Others in Hollywood have found different ways to respond.

The Daily Mail reported in September,  for example, that Meaghan Markle, the Duchess of Sussex and a former actress, was contemplating a documentary on Cullors—who, like Markle, is a native-born Los Angelina—under a multi-million dollar contract that she and her husband, Prince Harry, have with Netflix.

“Cullors is said to have ‘hugely inspired Meghan, and she pitched the documentary to Netflix because she has been ‘blown away by the incredible work Patrisse has done…She thinks her story needs to be told—and she would love to be the one to make it,’ a source told The Mirror,” a British tabloid.

And actress Halle Berry recently said that she had been convinced not to take a role that she had been contemplating in which she would have portrayed a transgender man, CNN reported. “As a cisgender woman,” Berry tweeted, “I now understand that I should not have considered the role, and that the transgender community should undeniably have the opportunity to tell their own stories.”

In October, Cullors herself announced that under terms of a wide-ranging partnership with the Warner Bros. Television Group, she would develop and produce original programming for various platforms aimed at audiences of all types. She previously had been a staff writer for the “Good Trouble “ television drama series.

“Black voices, especially Black voices who have been historically marginalized, are important and integral to today’s storytelling,” Cullors said. “Our perspective and amplification is necessary and vital to helping shape a new narrative for our families and communities. I am committed to uplifting these stories.”

The #MeToo movement was launched more than a decade ago by Tarana Burke, a Black Brooklyn activist, who hoped to encourage survivors of sexual abuse to share their stories.

It became a nationwide rallying cry in 2017, after The New York Times and The New Yorker reported allegations against Weinstein by the first of dozens of women, most of whom were White.

On the first day of 2018, Hollywood celebrities announced the Time’s Up campaign. Providing legal support for low-income women who were targets of sexual harassment in and out of the workplace, and calling out companies that did not move swiftly to end such actions were among its primary goals.
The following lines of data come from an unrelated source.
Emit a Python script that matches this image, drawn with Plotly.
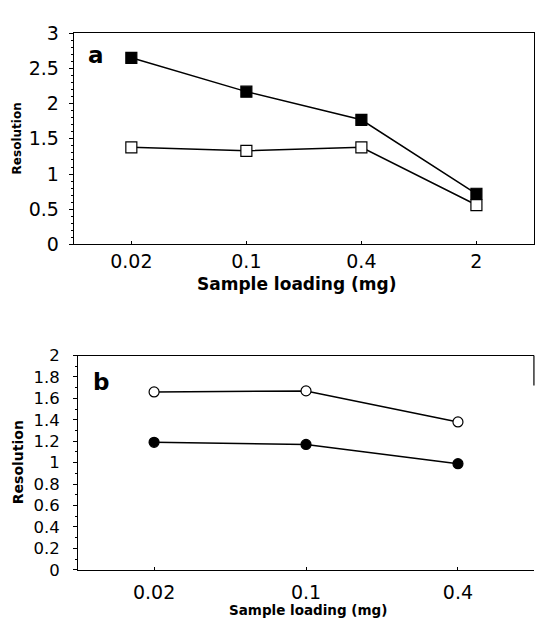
import plotly.graph_objects as go

# panel a
loading_a = ["0.02", "0.1", "0.4", "2"]
res_a_filled = [2.65, 2.17, 1.77, 0.72]
res_a_open = [1.38, 1.33, 1.38, 0.56]
yticks_a = [0, 0.5, 1, 1.5, 2, 2.5, 3]

# panel b
loading_b = ["0.02", "0.1", "0.4"]
res_b_open = [1.66, 1.67, 1.38]
res_b_filled = [1.19, 1.17, 0.99]
yticks_b = [0, 0.2, 0.4, 0.6, 0.8, 1, 1.2, 1.4, 1.6, 1.8, 2]

FONT = "DejaVu Sans, Arial, sans-serif"
W, H = 535, 630

fig = go.Figure()

def add_series(x, y, symbol, fill, xa, ya, size):
    fig.add_trace(go.Scatter(
        x=x, y=y, mode="lines+markers", xaxis=xa, yaxis=ya,
        line=dict(color="black", width=1.5),
        marker=dict(symbol=symbol, size=size, color=fill,
                    line=dict(color="black", width=1.2)),
        showlegend=False))

add_series(loading_a, res_a_filled, "square", "black", "x", "y", 11)
add_series(loading_a, res_a_open, "square", "white", "x", "y", 11)
add_series(loading_b, res_b_open, "circle", "white", "x2", "y2", 10)
add_series(loading_b, res_b_filled, "circle", "black", "x2", "y2", 10)

axis_common = dict(showline=True, linecolor="black", linewidth=1.2,
                   showgrid=False, zeroline=False, tickcolor="black")

fig.update_layout(
    width=W, height=H,
    margin=dict(l=0, r=0, t=0, b=0),
    paper_bgcolor="white", plot_bgcolor="white",
    xaxis=dict(axis_common, domain=[0.138, 0.998], anchor="y", type="category",
               mirror=True, ticks="inside", ticklen=3,
               range=[-0.5, 3.5], categoryorder="array", categoryarray=loading_a,
               tickfont=dict(family=FONT, size=19, color="black")),
    yaxis=dict(axis_common, domain=[0.616, 0.9635], anchor="x", range=[0, 3],
               mirror=True, ticks="outside", ticklen=4,
               tickvals=yticks_a, ticktext=[f"{v:g}" for v in yticks_a],
               tickfont=dict(family=FONT, size=19, color="black"),
               ticklabelstandoff=6,
               minor=dict(dtick=0.1, ticks="outside", ticklen=2, tickcolor="black")),
    xaxis2=dict(axis_common, domain=[0.146, 0.998], anchor="y2", type="category",
                mirror=True, ticks="inside", ticklen=3,
                range=[-0.5, 2.5], categoryorder="array", categoryarray=loading_b,
                tickfont=dict(family=FONT, size=19, color="black"),
                ticklabelstandoff=5),
    yaxis2=dict(axis_common, domain=[0.081, 0.4333], anchor="x2", range=[0, 2],
                mirror=False, ticks="outside", ticklen=4,
                tickvals=yticks_b, ticktext=[f"{v:g}" for v in yticks_b],
                tickfont=dict(family=FONT, size=16.5, color="black"),
                ticklabelstandoff=10,
                minor=dict(dtick=0.1, ticks="outside", ticklen=2, tickcolor="black")),
)

# short stub of the right border that survives on panel b
fig.add_shape(type="line", xref="x2 domain", yref="y2 domain", x0=1, x1=1, y0=0.86, y1=1,
              line=dict(color="black", width=1.2))

def label(text, x, y, size, angle=0, xanchor="center"):
    fig.add_annotation(text=text, xref="paper", yref="paper", x=x / W, y=1 - y / H,
                       xanchor=xanchor, yanchor="middle", showarrow=False, textangle=angle,
                       font=dict(family=FONT, size=size, color="black"))

# axis titles
label("<b>Sample loading (mg)</b>", 296, 283, 17)
label("<b>Sample loading (mg)</b>", 308, 621, 13.5)
label("<b>Resolution</b>", 17, 132, 12, angle=-90)
label("<b>Resolution</b>", 17.5, 468, 14, angle=-90)

# panel letters
label("<b>a</b>", 86, 46, 23, xanchor="left")
label("<b>b</b>", 91, 384, 23, xanchor="left")

# drop the default page margin so the figure sits at the window's corner
fig.write_html("out.html", config={"displayModeBar": False},
               post_script="document.body.style.margin='0';"
                           "document.body.style.overflow='hidden';")
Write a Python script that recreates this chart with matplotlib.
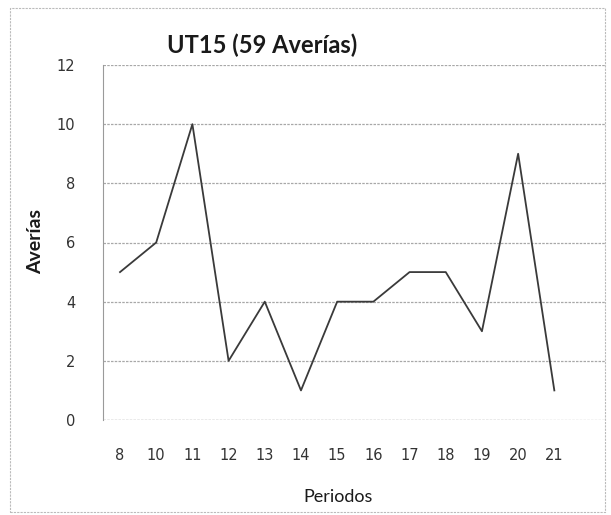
import matplotlib
matplotlib.use("Agg")
import matplotlib.pyplot as plt
from matplotlib.patches import Rectangle

periodos = ["8", "10", "11", "12", "13", "14", "15", "16", "17", "18", "19", "20", "21"]
averias = [5, 6, 10, 2, 4, 1, 4, 4, 5, 5, 3, 9, 1]
yticks = [0, 2, 4, 6, 8, 10, 12]

fig = plt.figure(figsize=(6.11, 5.15), dpi=100)
ax = fig.add_axes([103/611, 1-420/515, (605-103)/611, (420-65)/515])

x = list(range(len(periodos)))
ax.plot(x, averias, color="#3a3a3a", lw=1.3)

ax.set_ylim(0, 12)
ax.set_xlim(-0.47, 13.4)
ax.set_yticks(yticks)
ax.set_yticklabels([str(v) for v in yticks])
ax.set_xticks(x)
ax.set_xticklabels(periodos)
ax.tick_params(axis="both", length=0, labelsize=10.5, colors="#333333")
ax.tick_params(axis="y", pad=20)
ax.tick_params(axis="x", pad=20)
ax.grid(axis="y", color="#a8a8a8", lw=0.9, ls=(0, (2, 1)))
ax.axhline(0, color="#a8a8a8", lw=0.9, ls=(0, (2, 1)), xmax=0.85)
for s in ["top", "right", "bottom"]:
    ax.spines[s].set_visible(False)
ax.spines["left"].set_color("#9a9a9a")
ax.spines["left"].set_linestyle((0, (2, 1)))

fig.text(262/611, 1-45/515, "UT15 (59 Averías)", ha="center", va="center",
         fontsize=17, fontweight="bold", family="Lato", color="#1a1a1a")
fig.text(36/611, 1-242/515, "Averías", ha="center", va="center", rotation=90,
         fontsize=14, fontweight="bold", family="Lato", color="#1a1a1a")
fig.text(338/611, 1-497/515, "Periodos", ha="center", va="center",
         fontsize=13, family="Lato", color="#1a1a1a")

fig.patches.append(Rectangle((10/611, 0.005), 0.99-10/611, 1-8/515-0.005,
                             transform=fig.transFigure, fill=False,
                             edgecolor="#bbbbbb", lw=0.8, ls=(0, (2, 1))))

fig.savefig("out.png", dpi=100)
It also sought to get more women into influential positions in talent agencies and studios—roles that Weinstein was in when he was alleged to have regularly preyed upon women hoping to rise in the industry.

Gale Anne Hurd, producer of “The Walking Dead” television series, said Black Lives Matter had more impact than #MeToo on the way many did business in Hollywood.

“#MeToo has some significance, but a lot of women were still afraid to tell stories of on-set discrimination and the casting couch. The Black Lives Matter movement is a game-changer for all minorities and people with different genders,” she told Variety in October.

Salamishah Tillet, a professor at Rutgers University-Newark, said there were particular lessons for Black men and women in the Weinstein controversy. 

“[O]ne of our nation’s most pernicious and enduring racial stereotypes” was that of “the black male rapist,” she wrote in an opinion article in The New York Times.  “This myth, born in the 19th century, worked to prohibit consensual sexual liaisons between white women and black men on one hand, and was used to justify the widespread lynching of black men on the other hand, by white mobs who falsely asserted their black male victims raped white women… 

“And the stereotype of the black male rapist has also intimidated black women who were assaulted by African-American men into silence out of fear of being labeled race traitors, or, worse yet, of being seen as complicit with a criminal justice system that disproportionately incarcerated black men.”